For instance, UTEP played Georgetown three out of four times at Georgetown instead of splitting the games. And the teams used Big East Conference officials at Georgetown’s insistence, Haskins said. The teams split the four games.

Georgetown’s John Thompson can demand such scheduling benefits because the Hoyas benefit from the Big East Conference’s contract with CBS. Basically, Georgetown can schedule who it wants, when it wants.

“I’d just as soon go to UConn as BYU, Utah, Wyoming or Colorado State,” Haskins said of the league’s tough road games.

The WAC’s image may change in 1996, when the addition of six schools (including SMU, TCU and Rice from the Southwest Conference) will make the 16-team league the largest in Division I. The addition of the SWC schools and Tulsa will put the WAC in the Central Time Zone, helping exposure and possibly even recruiting.

“I think Dallas-Fort Worth has been more of a college football market in the past,” said Karl Benson, the WAC’s first-year commissioner. “But with WAC football penetrating Dallas and other markets, that will have an effect on our ability to promote WAC basketball.”

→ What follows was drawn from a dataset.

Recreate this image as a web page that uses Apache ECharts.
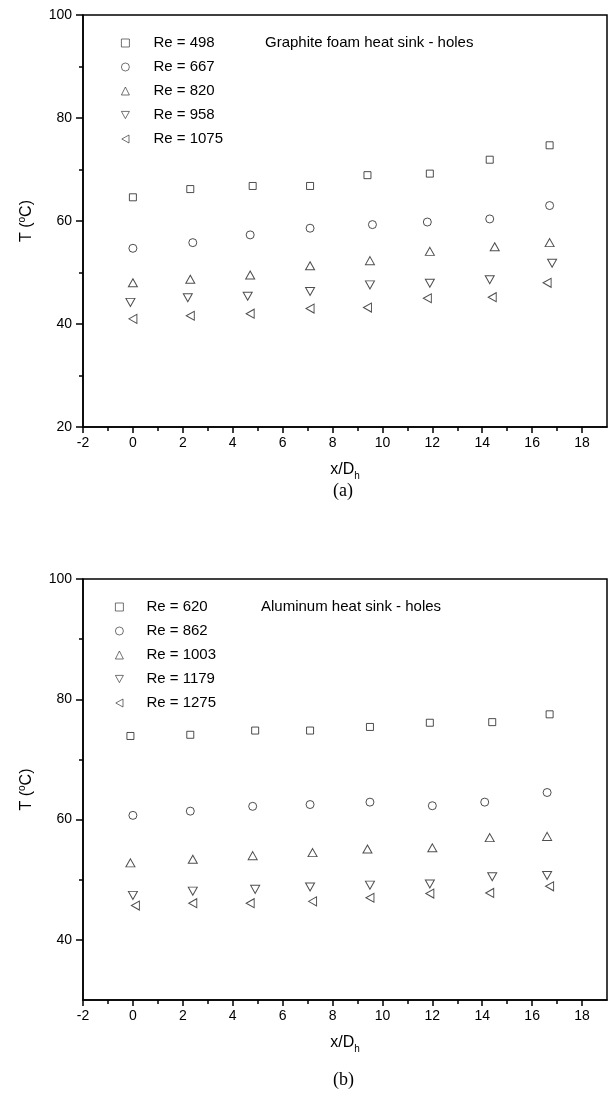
<!DOCTYPE html>
<html><head><meta charset="utf-8">
<script src="https://cdn.jsdelivr.net/npm/echarts@6/dist/echarts.min.js"></script>
<style>html,body{margin:0;padding:0;background:#fff}#c{width:610px;height:1100px}</style>
</head><body><div id="c"></div>
<script>
// ---------- tick labels ----------
const xMajorTicks = [-2, 0, 2, 4, 6, 8, 10, 12, 14, 16, 18];
const xMinorTicks = [-1, 1, 3, 5, 7, 9, 11, 13, 15, 17];
const yMajorTicksA = [20, 40, 60, 80, 100];
const yMinorTicksA = [30, 50, 70, 90];
const yMajorTicksB = [40, 60, 80, 100];
const yMinorTicksB = [50, 70, 90];

// ---------- panel (a): graphite foam ----------
const namesA = ['Re = 498', 'Re = 667', 'Re = 820', 'Re = 958', 'Re = 1075'];
const xA498  = [0, 2.3, 4.8, 7.1, 9.4, 11.9, 14.3, 16.7];
const tA498  = [64.6, 66.2, 66.8, 66.8, 68.9, 69.2, 71.9, 74.7];
const xA667  = [0, 2.4, 4.7, 7.1, 9.6, 11.8, 14.3, 16.7];
const tA667  = [54.7, 55.8, 57.3, 58.6, 59.3, 59.8, 60.4, 63.0];
const xA820  = [0, 2.3, 4.7, 7.1, 9.5, 11.9, 14.5, 16.7];
const tA820  = [48.0, 48.7, 49.5, 51.3, 52.3, 54.1, 55.0, 55.8];
const xA958  = [-0.1, 2.2, 4.6, 7.1, 9.5, 11.9, 14.3, 16.8];
const tA958  = [44.2, 45.1, 45.4, 46.3, 47.6, 47.9, 48.6, 51.8];
const xA1075 = [0, 2.3, 4.7, 7.1, 9.4, 11.8, 14.4, 16.6];
const tA1075 = [41.0, 41.6, 42.0, 43.0, 43.2, 45.0, 45.2, 48.0];

// ---------- panel (b): aluminum ----------
const namesB = ['Re = 620', 'Re = 862', 'Re = 1003', 'Re = 1179', 'Re = 1275'];
const xB620  = [-0.1, 2.3, 4.9, 7.1, 9.5, 11.9, 14.4, 16.7];
const tB620  = [73.9, 74.1, 74.8, 74.8, 75.4, 76.1, 76.2, 77.5];
const xB862  = [0, 2.3, 4.8, 7.1, 9.5, 12.0, 14.1, 16.6];
const tB862  = [60.7, 61.4, 62.2, 62.5, 62.9, 62.3, 62.9, 64.5];
const xB1003 = [-0.1, 2.4, 4.8, 7.2, 9.4, 12.0, 14.3, 16.6];
const tB1003 = [52.8, 53.4, 54.0, 54.5, 55.1, 55.3, 57.0, 57.2];
const xB1179 = [0, 2.4, 4.9, 7.1, 9.5, 11.9, 14.4, 16.6];
const tB1179 = [47.4, 48.1, 48.4, 48.8, 49.1, 49.3, 50.5, 50.7];
const xB1275 = [0.1, 2.4, 4.7, 7.2, 9.5, 11.9, 14.3, 16.7];
const tB1275 = [45.7, 46.1, 46.1, 46.4, 47.0, 47.7, 47.8, 48.9];

const titleA = 'Graphite foam heat sink - holes';
const titleB = 'Aluminum heat sink - holes';

// ---------- styling ----------
const FONT = '"Liberation Sans", Arial, sans-serif';
const SERIF = '"Liberation Serif", "Times New Roman", serif';
const symbols = [
  {symbol: 'rect', size: 7},
  {symbol: 'circle', size: 8},
  {symbol: 'triangle', size: [9, 8]},
  {symbol: 'path://M0,0L10,0L5,9Z', size: [9, 8]},
  {symbol: 'path://M0,5L9,0L9,10Z', size: [8, 9]}
];
const zip = (xs, ys) => xs.map((x, i) => [x, ys[i]]);

function makeSeries(names, pairs, xi, yi) {
  return names.map((n, k) => ({
    type: 'scatter', name: n, xAxisIndex: xi, yAxisIndex: yi,
    data: zip(pairs[k][0], pairs[k][1]),
    symbol: symbols[k].symbol, symbolSize: symbols[k].size,
    itemStyle: {color: 'rgba(255,255,255,0)', borderColor: '#222', borderWidth: 1},
    emphasis: {disabled: true}, animation: false
  }));
}

const axisLineStyle = {color: '#000', width: 1.5};
function xAxes(grid) {
  return [
    {gridIndex: grid, type: 'value', position: 'bottom', min: -2, max: 19, interval: 1,
     axisLine: {show: true, onZero: false, lineStyle: axisLineStyle},
     axisTick: {show: true, customValues: xMajorTicks, length: 6, lineStyle: {color: '#000', width: 1.5}},
     axisLabel: {customValues: xMajorTicks, fontSize: 14, color: '#000', fontFamily: FONT, margin: 9},
     splitLine: {show: false},
     name: 'x/D{s|h}', nameLocation: 'middle', nameGap: 32,
     nameTextStyle: {fontSize: 16, color: '#000', fontFamily: FONT,
       rich: {s: {fontSize: 10, color: '#000', fontFamily: FONT, padding: [12, 0, 0, 0]}}}},
    {gridIndex: grid, type: 'value', position: 'bottom', min: -2, max: 19, interval: 1,
     axisLine: {show: false, onZero: false},
     axisTick: {show: true, customValues: xMinorTicks, length: 4, lineStyle: {color: '#000', width: 1.5}},
     axisLabel: {show: false}, splitLine: {show: false}}
  ];
}
function yAxes(grid, min, major, minor) {
  return [
    {gridIndex: grid, type: 'value', position: 'left', min: min, max: 100, interval: 10,
     axisLine: {show: true, onZero: false, lineStyle: axisLineStyle},
     axisTick: {show: true, customValues: major, length: 7, lineStyle: {color: '#000', width: 1.5}},
     axisLabel: {customValues: major, fontSize: 14, color: '#000', fontFamily: FONT, margin: 11},
     splitLine: {show: false},
     name: 'T ({o|o}C)', nameLocation: 'middle', nameRotate: 90, nameGap: 47,
     nameTextStyle: {fontSize: 16, color: '#000', fontFamily: FONT,
       rich: {o: {fontSize: 10, color: '#000', fontFamily: FONT, padding: [0, 0, 9, 0]}}}},
    {gridIndex: grid, type: 'value', position: 'left', min: min, max: 100, interval: 10,
     axisLine: {show: false, onZero: false},
     axisTick: {show: true, customValues: minor, length: 4, lineStyle: {color: '#000', width: 1.5}},
     axisLabel: {show: false}, splitLine: {show: false}}
  ];
}

const legendBase = {
  orient: 'vertical', itemWidth: 8, itemHeight: 8, itemGap: 0,
  selectedMode: false,
  itemStyle: {color: 'rgba(255,255,255,0)', borderColor: '#222', borderWidth: 0.8}
};

const option = {
  animation: false,
  backgroundColor: '#fff',
  grid: [
    {left: 83, top: 15, right: 3, height: 412, show: true, borderColor: '#000', borderWidth: 1.5, backgroundColor: 'transparent'},
    {left: 83, top: 579, right: 3, height: 421, show: true, borderColor: '#000', borderWidth: 1.5, backgroundColor: 'transparent'}
  ],
  xAxis: [...xAxes(0), ...xAxes(1)],
  yAxis: [...yAxes(0, 20, yMajorTicksA, yMinorTicksA), ...yAxes(1, 30, yMajorTicksB, yMinorTicksB)],
  legend: [
    Object.assign({}, legendBase, {data: namesA, left: 116, top: 26,
      textStyle: {fontSize: 15, color: '#000', fontFamily: FONT, lineHeight: 24, padding: [0, 0, 0, 19]}}),
    Object.assign({}, legendBase, {data: namesB, left: 110, top: 590,
      textStyle: {fontSize: 15, color: '#000', fontFamily: FONT, lineHeight: 24, padding: [0, 0, 0, 18]}})
  ],
  title: [
    {text: titleA, left: 260, top: 30, textStyle: {fontSize: 15, fontWeight: 'normal', color: '#000', fontFamily: FONT}},
    {text: titleB, left: 256, top: 594, textStyle: {fontSize: 15, fontWeight: 'normal', color: '#000', fontFamily: FONT}}
  ],
  graphic: [
    {type: 'text', left: 333, top: 482, style: {text: '(a)', fontSize: 18, fill: '#000', fontFamily: SERIF}},
    {type: 'text', left: 333, top: 1071, style: {text: '(b)', fontSize: 18, fill: '#000', fontFamily: SERIF}}
  ],
  series: [
    ...makeSeries(namesA, [[xA498, tA498], [xA667, tA667], [xA820, tA820], [xA958, tA958], [xA1075, tA1075]], 0, 0),
    ...makeSeries(namesB, [[xB620, tB620], [xB862, tB862], [xB1003, tB1003], [xB1179, tB1179], [xB1275, tB1275]], 2, 2)
  ]
};

const chart = echarts.init(document.getElementById('c'), null, {renderer: 'canvas'});
chart.setOption(option);
</script>
</body></html>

The WAC also could be in line to provide the third game each Monday on ESPN’s “Big Monday” tripleheaders starting in 1995-96. According to Benson, negotiations are ongoing to replace the Big West Conference in the third time slot. The Pac-10 turned down an opportunity to be on “Big Monday,” instead signing a contract with Prime Sports.

That would give the WAC only two or three more appearances on ESPN, according to Mike Soltys, the cable network’s communications director, because some of the league’s current appearances would just be switched to Monday. But the exposure and dollars would be greater. The WAC would follow the Big East and Big Eight games and could expect to carry some of the audiences from those games. Plus, ESPN heavily promotes the “Big Monday” package.

“This may be the boost the WAC needs to become entrenched among the top 10 conferences,” Benson said. “It has always kind of been knocking at the door, but it never has been able to get there.”

Just like Don Haskins and the Basketball Hall of Fame.